E-Services system are being rapidly introduced on websites with the expectation that the users are going to utilise them (Khalifa and Liu 2003). The application of e- Services system on websites is widely expected to be a more effective, efficient and productive communication for businesses and users alike (Rust and Lemon 2001). However, whether or not it leads to continued use of e-services is not known. One of the purposes of using e-services is that it provides instant delivery of service (placing an order, payment etc) and accompanying information to the user. Whatever the purpose, e-services systems have one thing in common — they provide an information service on the website. The primary requirement for e-services is the conducting of actions of personal benefit to the customer in a timely fashion and with instant feedback on its state of execution and level of performance.

With the development of information technology allowing user participation in service delivery on websites, customers’ roles in the e-services process have become more important. Therefore, it can be argued that researchers need to pay more attention to customers’ and users’ evaluations of technology-based services (Parasuraman and Grewal 2000; Chea and Lou 2008; and Chellappan 2008). In general, existing research suggests that e-services system translate into fast delivery of services on websites and portals without the users investing much time or effort. The flexibility in service delivery offered by e-services system provides users with quick selection of the best services available, choice from a wider range of service providers, the availability of interaction in their own time and space, easier access to several related services, access to unlimited content, and excellent retrieval facilities (van Riel et al. 2001).

The implications of using e-services are significant for business (Xue et al. 2004). Customer participation in and acceptance of e-services provides them with a broader choice of services that meet their requirements. In some organisations this has led to the overhaul of the service delivery system (Xue et al. 2004). It is therefore important to understand the user roles in e-services system development. User - e-services interaction behaviour on websites is unique in the sense that the interface takes place in cyberspace within a short time. It is therefore important for business to understand what influences the use of an e-services system with in that short time frame (Grönroos et al. 2000).
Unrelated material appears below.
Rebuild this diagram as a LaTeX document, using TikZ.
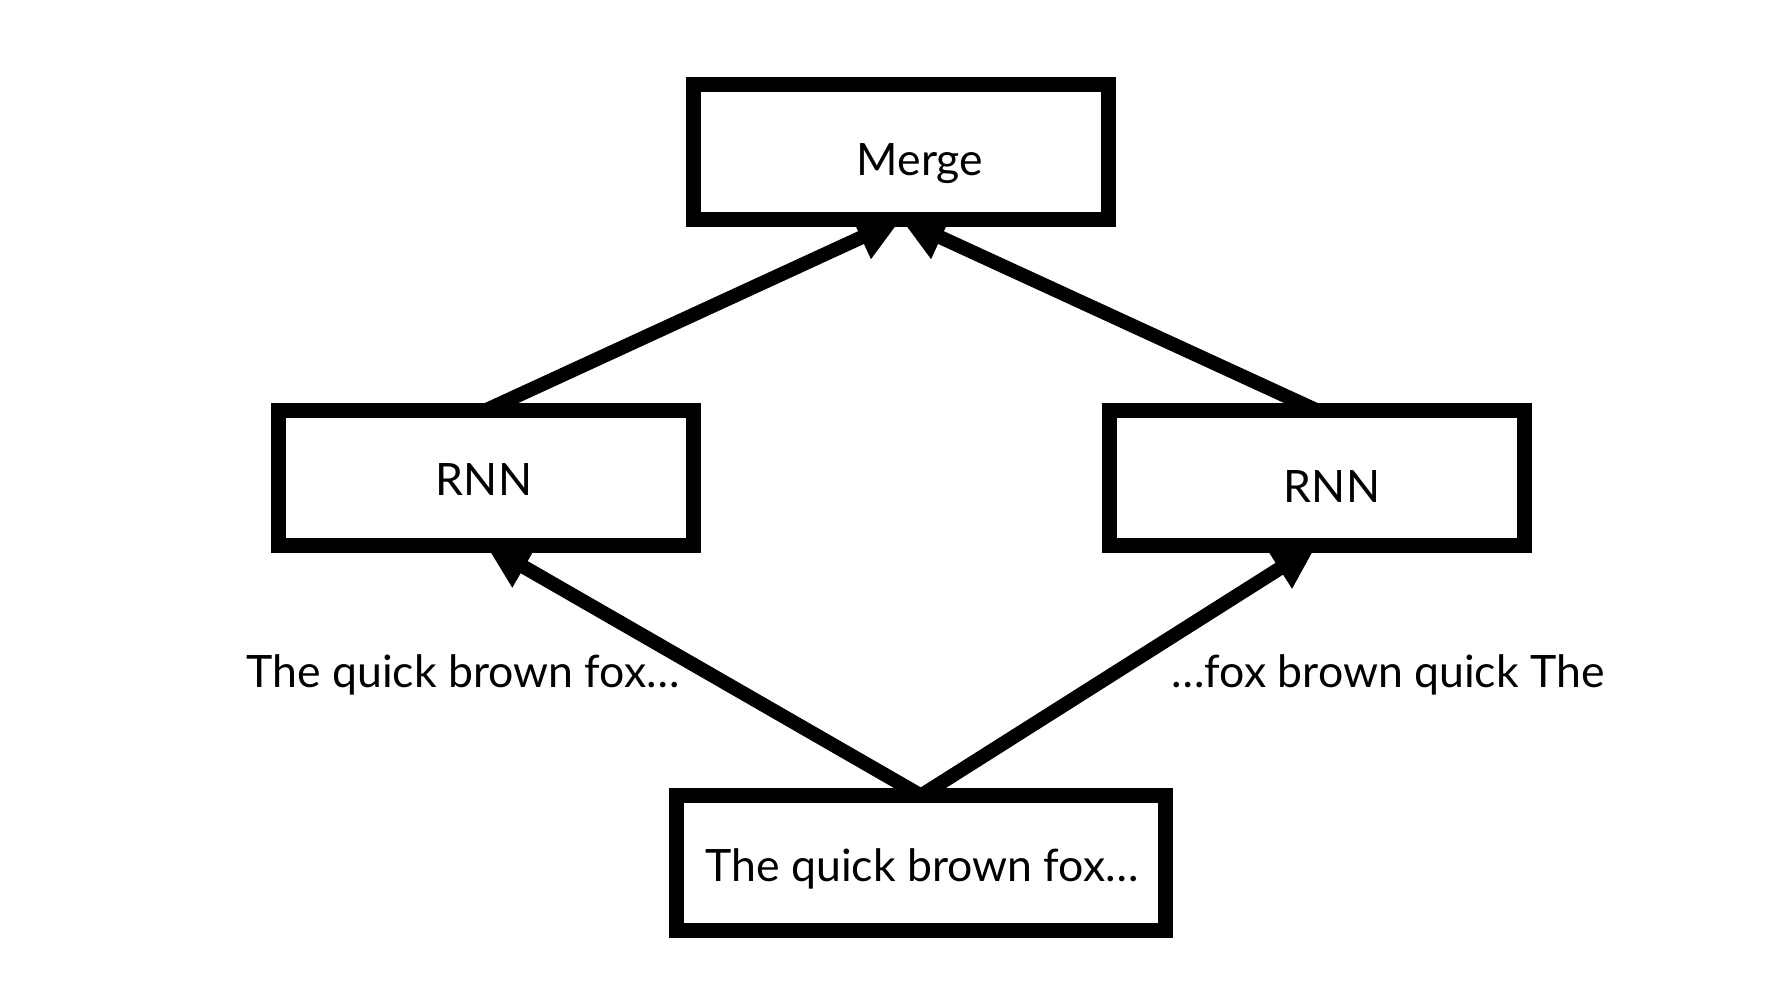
\documentclass[tikz,border=0pt]{standalone}
\usepackage{fontspec}
\setmainfont{Lato}
\usetikzlibrary{arrows.meta}
\tikzset{
  box/.style={draw=black, fill=white, line width=15pt, inner sep=0pt, outer sep=0pt,
    minimum width=415pt, minimum height=135pt},
  txt/.style={font=\fontsize{44.6}{52}\selectfont, inner sep=0pt, anchor=base},
  conn/.style={line width=14pt, -{Triangle[length=44pt,width=44pt]}}
}
\begin{document}
\begin{tikzpicture}[x=1pt,y=-1pt]
\useasboundingbox (0,0) rectangle (1778,1000);
\node[box] (merge) at (901,151.7) {};
\node[box] (rnnl) at (486,477.7) {};
\node[box] (rnnr) at (1316.5,477.7) {};
\node[box, minimum width=489pt] (input) at (921,863) {};
\node[txt] (tmerge) at (920,176) {Merge};
\node[txt] (trnnl) at (484,495) {RNN};
\node[txt] (trnnr) at (1332,502) {RNN};
\node[txt] (tinput) at (922,881) {The quick brown fox…};
\node[txt] (lblf) at (463,687) {The quick brown fox…};
\node[txt] (lblb) at (1388,687) {…fox brown quick The};
\draw[conn] (rnnl.north) -- (merge.south);
\draw[conn] (rnnr.north) -- (merge.south);
\draw[conn] (input.north) -- (rnnl.south);
\draw[conn] (input.north) -- (rnnr.south);
\end{tikzpicture}
\end{document}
Organisations engaged in e-business are providing e-services such as banking, airline ticket booking, car rental, management consulting, and the selling of music and software. Educational institutions are increasingly opting for interactive, e-services system delivery to meet user demand (Forrest and Mizerski, 1996). E-services system offer advantages such as instant and 24 X 7 access, immediate feedback and receipting, effective and immediate ordering etc, to business and government organisations delivering online services. For example, Hewlett Packard is rapidly transforming their after-sales service to e-services system business units (McCarthy 1999; Ruyter et al. 2001). Organisations have realised it would be easier for both businesses and their customers to put information up on the web than to answer repeated requests from users (Berners-Lee 1999:65).

Organisations and governments worldwide have established e-services system on websites, including services as diverse as bill paying, taxation, online delivery of education, medical information, legal consultancy, business consultancy, cultural awareness, real estate buying and selling, and transport information on timetables and registration (for example www.gov.hk in Hong Kong).